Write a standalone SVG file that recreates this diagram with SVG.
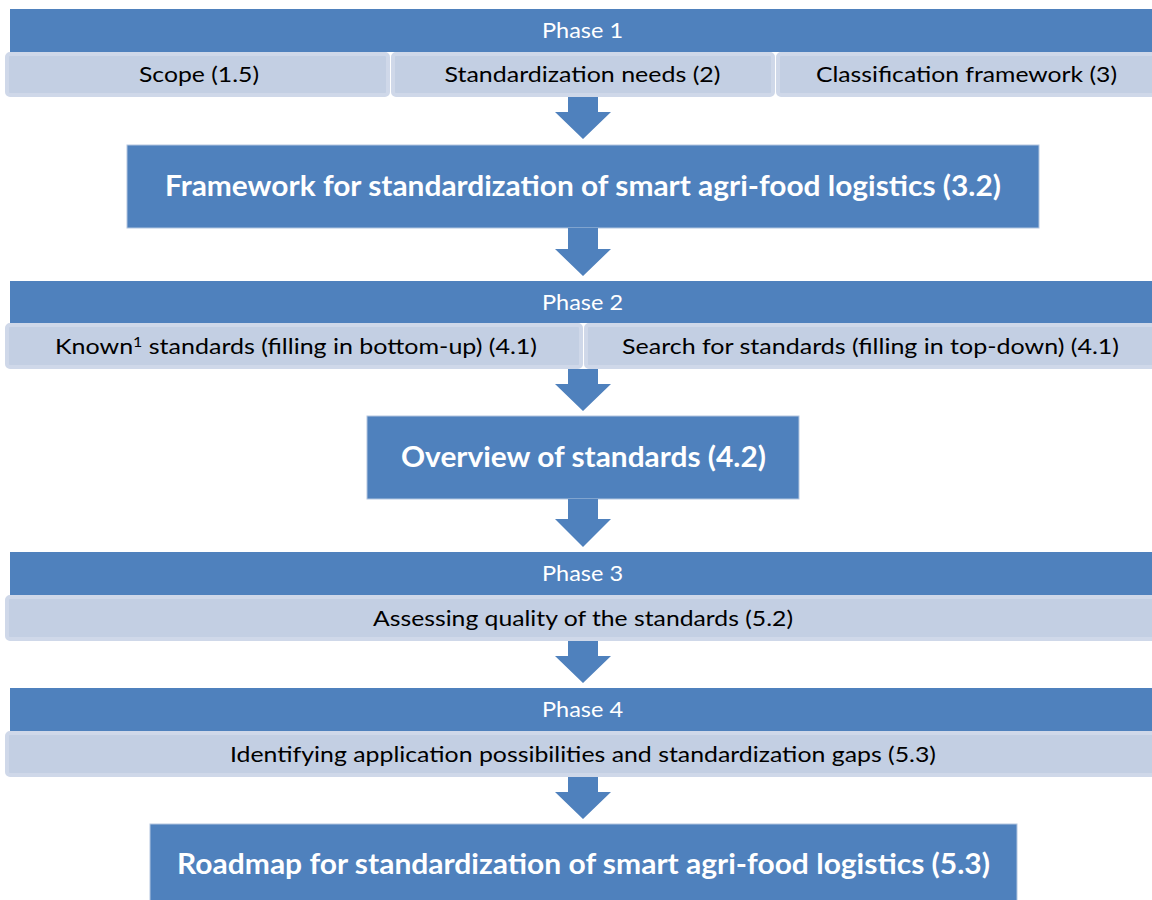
<svg xmlns="http://www.w3.org/2000/svg" width="1152" height="900" viewBox="0 0 1152 900">
<style>
.bar{fill:#4f81bd}
.cell{fill:#c3cfe3;stroke:#cfd8e9;stroke-width:4}
.box{fill:#4f81bd;stroke:#b3c6e0;stroke-width:1}
.arrow{fill:#4f81bd}
text{font-family:Lato,"Open Sans","Liberation Sans",sans-serif;text-anchor:middle}
.ph{fill:#ffffff;font-size:22px}
.ct{fill:#000000;font-size:22px}
.bt{fill:#ffffff;font-size:28px;font-weight:bold}
</style>
<rect width="1152" height="900" fill="#ffffff"/>

<g id="phase1">
<rect class="bar" x="10" y="9" width="1150" height="43"/>
<text class="ph" x="582.5" y="38" textLength="81" lengthAdjust="spacingAndGlyphs">Phase 1</text>
</g>
<g id="scope">
<rect class="cell" x="7" y="54" width="381" height="41" rx="3"/>
<text class="ct" x="199" y="82" textLength="120" lengthAdjust="spacingAndGlyphs">Scope (1.5)</text>
</g>
<g id="std-needs">
<rect class="cell" x="393" y="54" width="380" height="41" rx="3"/>
<text class="ct" x="582.5" y="82" textLength="276" lengthAdjust="spacingAndGlyphs">Standardization needs (2)</text>
</g>
<g id="classification">
<rect class="cell" x="778" y="54" width="384" height="41" rx="3"/>
<text class="ct" x="966.5" y="82" textLength="301" lengthAdjust="spacingAndGlyphs">Classification framework (3)</text>
</g>

<g id="framework">
<rect class="box" x="127" y="145" width="912" height="83"/>
<text class="bt" x="583" y="196" textLength="836" lengthAdjust="spacingAndGlyphs">Framework for standardization of smart agri-food logistics (3.2)</text>
</g>

<g id="phase2">
<rect class="bar" x="10" y="281" width="1150" height="42"/>
<text class="ph" x="582.5" y="310" textLength="81" lengthAdjust="spacingAndGlyphs">Phase 2</text>
</g>
<g id="known">
<rect class="cell" x="7" y="325" width="574" height="42" rx="3"/>
<text class="ct" x="296" y="354" textLength="482" lengthAdjust="spacingAndGlyphs">Known<tspan font-size="14" dy="-7">1</tspan><tspan dy="7"> standards (filling in bottom-up) (4.1)</tspan></text>
</g>
<g id="search">
<rect class="cell" x="586" y="325" width="576" height="42" rx="3"/>
<text class="ct" x="870.5" y="354" textLength="497" lengthAdjust="spacingAndGlyphs">Search for standards (filling in top-down) (4.1)</text>
</g>

<g id="overview">
<rect class="box" x="367" y="416" width="432" height="83"/>
<text class="bt" x="583.5" y="467" textLength="365" lengthAdjust="spacingAndGlyphs">Overview of standards (4.2)</text>
</g>

<g id="phase3">
<rect class="bar" x="10" y="552" width="1150" height="43"/>
<text class="ph" x="582.5" y="581" textLength="81" lengthAdjust="spacingAndGlyphs">Phase 3</text>
</g>
<g id="assessing">
<rect class="cell" x="7" y="597" width="1155" height="42" rx="3"/>
<text class="ct" x="583" y="626" textLength="420" lengthAdjust="spacingAndGlyphs">Assessing quality of the standards (5.2)</text>
</g>

<g id="phase4">
<rect class="bar" x="10" y="688" width="1150" height="43"/>
<text class="ph" x="582.5" y="717" textLength="81" lengthAdjust="spacingAndGlyphs">Phase 4</text>
</g>
<g id="identifying">
<rect class="cell" x="7" y="733" width="1155" height="42" rx="3"/>
<text class="ct" x="583" y="762" textLength="706" lengthAdjust="spacingAndGlyphs">Identifying application possibilities and standardization gaps (5.3)</text>
</g>

<g id="roadmap">
<rect class="box" x="150" y="824" width="867" height="90"/>
<text class="bt" x="583.5" y="874" textLength="813" lengthAdjust="spacingAndGlyphs">Roadmap for standardization of smart agri-food logistics (5.3)</text>
</g>

<g id="connectors">
<polygon class="arrow" points="568,97 598,97 598,112 611,112 583,139 555,112 568,112"/>
<polygon class="arrow" points="568,228 598,228 598,249 611,249 583,276 555,249 568,249"/>
<polygon class="arrow" points="568,369 598,369 598,384 611,384 583,411 555,384 568,384"/>
<polygon class="arrow" points="568,499 598,499 598,519 611,519 583,547 555,519 568,519"/>
<polygon class="arrow" points="568,641 598,641 598,656 611,656 583,683 555,656 568,656"/>
<polygon class="arrow" points="568,777 598,777 598,792 611,792 583,819 555,792 568,792"/>
</g>
</svg>
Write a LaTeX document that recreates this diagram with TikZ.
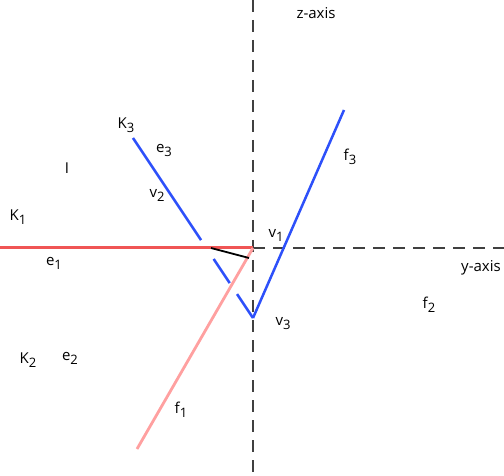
\documentclass[tikz,border=0pt]{standalone}
\usepackage{fontspec}
\setmainfont{Open Sans}
\usetikzlibrary{calc}
\definecolor{axred}{RGB}{240,85,85}
\definecolor{axpink}{RGB}{255,160,160}
\definecolor{axblue}{RGB}{45,80,250}
\newcommand{\lbsub}[2]{#1\raisebox{-4pt}{\fontsize{13}{13}\selectfont #2}}
\begin{document}
\begin{tikzpicture}[x=1pt,y=-1pt,
  lbl/.style={font=\fontsize{15}{15}\selectfont, inner sep=0pt},
  axisline/.style={black!75, line width=1.3pt, dash pattern=on 12pt off 8pt},
  redline/.style={axred, line width=3pt},
  pinkline/.style={axpink, line width=2.8pt},
  blueline/.style={axblue, line width=2.5pt}]
\useasboundingbox (0,0) rectangle (504,476);
% key points
\coordinate (O) at (253,248);
\coordinate (ztop) at (253,0);
\coordinate (zbot) at (253,476);
\coordinate (yend) at (504,248);
\coordinate (rleft) at (0,248);
\coordinate (f1end) at (137,449);
\coordinate (v2top) at (133,138);
\coordinate (V3) at (253,318);
\coordinate (f3top) at (344,110);
\coordinate (blackA) at (211,248);
\coordinate (blackB) at (249,258);
% axes
\draw[axisline] (ztop) -- (zbot);
\draw[axisline] (O) -- (yend);
% red and pink
\draw[redline] (rleft) -- (O);
\draw[pinkline] (O) -- (f1end);
% blue line (hidden parts dashed)
\draw[blueline] (v2top) -- ($(v2top)!0.567!(V3)$);
\draw[blueline] ($(v2top)!0.672!(V3)$) -- ($(v2top)!0.806!(V3)$);
\draw[blueline] ($(v2top)!0.867!(V3)$) -- (V3);
\draw[blueline] (V3) -- (f3top);
% black segment
\draw[black, line width=1.8pt] (blackA) -- (blackB);
% labels
\node[lbl] (zaxis) at (316,13) {z-axis};
\node[lbl] (yaxis) at (481,268) {y-axis};
\node[lbl] (f2) at (429,305) {\lbsub{f}{2}};
\node[lbl] (f3) at (350,157) {\lbsub{f}{3}};
\node[lbl] (v1) at (276,235) {\lbsub{v}{1}};
\node[lbl] (v3) at (283,324) {\lbsub{v}{3}};
\node[lbl] (K3) at (126,125) {\lbsub{K}{3}};
\node[lbl] (e3) at (164,150) {\lbsub{e}{3}};
\node[lbl] (v2) at (157,195) {\lbsub{v}{2}};
\node[lbl] (I) at (67,168) {I};
\node[lbl] (K1) at (18,217) {\lbsub{K}{1}};
\node[lbl] (e1) at (54,263) {\lbsub{e}{1}};
\node[lbl] (K2) at (28,360) {\lbsub{K}{2}};
\node[lbl] (e2) at (70,358) {\lbsub{e}{2}};
\node[lbl] (f1) at (181,410) {\lbsub{f}{1}};
\end{tikzpicture}
\end{document}
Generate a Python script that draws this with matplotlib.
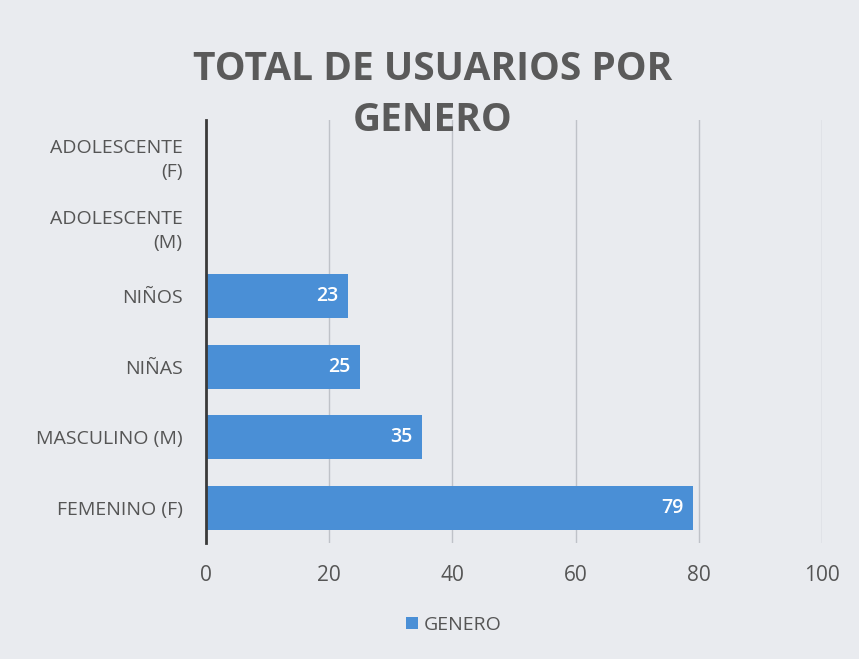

————

● **WHAT IS REQUIRED**
Pictures are to be left out; repeat all the remaining data exactly.

● **FINAL ANSWER**
Write a standalone SVG file that recreates this diagram with SVG.
<svg xmlns="http://www.w3.org/2000/svg" width="1152" height="900" viewBox="0 0 1152 900">
<style>
.bar{fill:#4f81bd}
.cell{fill:#c3cfe3;stroke:#cfd8e9;stroke-width:4}
.box{fill:#4f81bd;stroke:#b3c6e0;stroke-width:1}
.arrow{fill:#4f81bd}
text{font-family:Lato,"Open Sans","Liberation Sans",sans-serif;text-anchor:middle}
.ph{fill:#ffffff;font-size:22px}
.ct{fill:#000000;font-size:22px}
.bt{fill:#ffffff;font-size:28px;font-weight:bold}
</style>
<rect width="1152" height="900" fill="#ffffff"/>

<g id="phase1">
<rect class="bar" x="10" y="9" width="1150" height="43"/>
<text class="ph" x="582.5" y="38" textLength="81" lengthAdjust="spacingAndGlyphs">Phase 1</text>
</g>
<g id="scope">
<rect class="cell" x="7" y="54" width="381" height="41" rx="3"/>
<text class="ct" x="199" y="82" textLength="120" lengthAdjust="spacingAndGlyphs">Scope (1.5)</text>
</g>
<g id="std-needs">
<rect class="cell" x="393" y="54" width="380" height="41" rx="3"/>
<text class="ct" x="582.5" y="82" textLength="276" lengthAdjust="spacingAndGlyphs">Standardization needs (2)</text>
</g>
<g id="classification">
<rect class="cell" x="778" y="54" width="384" height="41" rx="3"/>
<text class="ct" x="966.5" y="82" textLength="301" lengthAdjust="spacingAndGlyphs">Classification framework (3)</text>
</g>

<g id="framework">
<rect class="box" x="127" y="145" width="912" height="83"/>
<text class="bt" x="583" y="196" textLength="836" lengthAdjust="spacingAndGlyphs">Framework for standardization of smart agri-food logistics (3.2)</text>
</g>

<g id="phase2">
<rect class="bar" x="10" y="281" width="1150" height="42"/>
<text class="ph" x="582.5" y="310" textLength="81" lengthAdjust="spacingAndGlyphs">Phase 2</text>
</g>
<g id="known">
<rect class="cell" x="7" y="325" width="574" height="42" rx="3"/>
<text class="ct" x="296" y="354" textLength="482" lengthAdjust="spacingAndGlyphs">Known<tspan font-size="14" dy="-7">1</tspan><tspan dy="7"> standards (filling in bottom-up) (4.1)</tspan></text>
</g>
<g id="search">
<rect class="cell" x="586" y="325" width="576" height="42" rx="3"/>
<text class="ct" x="870.5" y="354" textLength="497" lengthAdjust="spacingAndGlyphs">Search for standards (filling in top-down) (4.1)</text>
</g>

<g id="overview">
<rect class="box" x="367" y="416" width="432" height="83"/>
<text class="bt" x="583.5" y="467" textLength="365" lengthAdjust="spacingAndGlyphs">Overview of standards (4.2)</text>
</g>

<g id="phase3">
<rect class="bar" x="10" y="552" width="1150" height="43"/>
<text class="ph" x="582.5" y="581" textLength="81" lengthAdjust="spacingAndGlyphs">Phase 3</text>
</g>
<g id="assessing">
<rect class="cell" x="7" y="597" width="1155" height="42" rx="3"/>
<text class="ct" x="583" y="626" textLength="420" lengthAdjust="spacingAndGlyphs">Assessing quality of the standards (5.2)</text>
</g>

<g id="phase4">
<rect class="bar" x="10" y="688" width="1150" height="43"/>
<text class="ph" x="582.5" y="717" textLength="81" lengthAdjust="spacingAndGlyphs">Phase 4</text>
</g>
<g id="identifying">
<rect class="cell" x="7" y="733" width="1155" height="42" rx="3"/>
<text class="ct" x="583" y="762" textLength="706" lengthAdjust="spacingAndGlyphs">Identifying application possibilities and standardization gaps (5.3)</text>
</g>

<g id="roadmap">
<rect class="box" x="150" y="824" width="867" height="90"/>
<text class="bt" x="583.5" y="874" textLength="813" lengthAdjust="spacingAndGlyphs">Roadmap for standardization of smart agri-food logistics (5.3)</text>
</g>

<g id="connectors">
<polygon class="arrow" points="568,97 598,97 598,112 611,112 583,139 555,112 568,112"/>
<polygon class="arrow" points="568,228 598,228 598,249 611,249 583,276 555,249 568,249"/>
<polygon class="arrow" points="568,369 598,369 598,384 611,384 583,411 555,384 568,384"/>
<polygon class="arrow" points="568,499 598,499 598,519 611,519 583,547 555,519 568,519"/>
<polygon class="arrow" points="568,641 598,641 598,656 611,656 583,683 555,656 568,656"/>
<polygon class="arrow" points="568,777 598,777 598,792 611,792 583,819 555,792 568,792"/>
</g>
</svg>
Write a LaTeX document that recreates this diagram with TikZ.
\documentclass[tikz,border=0pt]{standalone}
\usepackage{fontspec}
\setmainfont{Open Sans}
\usetikzlibrary{calc}
\definecolor{axred}{RGB}{240,85,85}
\definecolor{axpink}{RGB}{255,160,160}
\definecolor{axblue}{RGB}{45,80,250}
\newcommand{\lbsub}[2]{#1\raisebox{-4pt}{\fontsize{13}{13}\selectfont #2}}
\begin{document}
\begin{tikzpicture}[x=1pt,y=-1pt,
  lbl/.style={font=\fontsize{15}{15}\selectfont, inner sep=0pt},
  axisline/.style={black!75, line width=1.3pt, dash pattern=on 12pt off 8pt},
  redline/.style={axred, line width=3pt},
  pinkline/.style={axpink, line width=2.8pt},
  blueline/.style={axblue, line width=2.5pt}]
\useasboundingbox (0,0) rectangle (504,476);
% key points
\coordinate (O) at (253,248);
\coordinate (ztop) at (253,0);
\coordinate (zbot) at (253,476);
\coordinate (yend) at (504,248);
\coordinate (rleft) at (0,248);
\coordinate (f1end) at (137,449);
\coordinate (v2top) at (133,138);
\coordinate (V3) at (253,318);
\coordinate (f3top) at (344,110);
\coordinate (blackA) at (211,248);
\coordinate (blackB) at (249,258);
% axes
\draw[axisline] (ztop) -- (zbot);
\draw[axisline] (O) -- (yend);
% red and pink
\draw[redline] (rleft) -- (O);
\draw[pinkline] (O) -- (f1end);
% blue line (hidden parts dashed)
\draw[blueline] (v2top) -- ($(v2top)!0.567!(V3)$);
\draw[blueline] ($(v2top)!0.672!(V3)$) -- ($(v2top)!0.806!(V3)$);
\draw[blueline] ($(v2top)!0.867!(V3)$) -- (V3);
\draw[blueline] (V3) -- (f3top);
% black segment
\draw[black, line width=1.8pt] (blackA) -- (blackB);
% labels
\node[lbl] (zaxis) at (316,13) {z-axis};
\node[lbl] (yaxis) at (481,268) {y-axis};
\node[lbl] (f2) at (429,305) {\lbsub{f}{2}};
\node[lbl] (f3) at (350,157) {\lbsub{f}{3}};
\node[lbl] (v1) at (276,235) {\lbsub{v}{1}};
\node[lbl] (v3) at (283,324) {\lbsub{v}{3}};
\node[lbl] (K3) at (126,125) {\lbsub{K}{3}};
\node[lbl] (e3) at (164,150) {\lbsub{e}{3}};
\node[lbl] (v2) at (157,195) {\lbsub{v}{2}};
\node[lbl] (I) at (67,168) {I};
\node[lbl] (K1) at (18,217) {\lbsub{K}{1}};
\node[lbl] (e1) at (54,263) {\lbsub{e}{1}};
\node[lbl] (K2) at (28,360) {\lbsub{K}{2}};
\node[lbl] (e2) at (70,358) {\lbsub{e}{2}};
\node[lbl] (f1) at (181,410) {\lbsub{f}{1}};
\end{tikzpicture}
\end{document}
Generate a Python script that draws this with matplotlib.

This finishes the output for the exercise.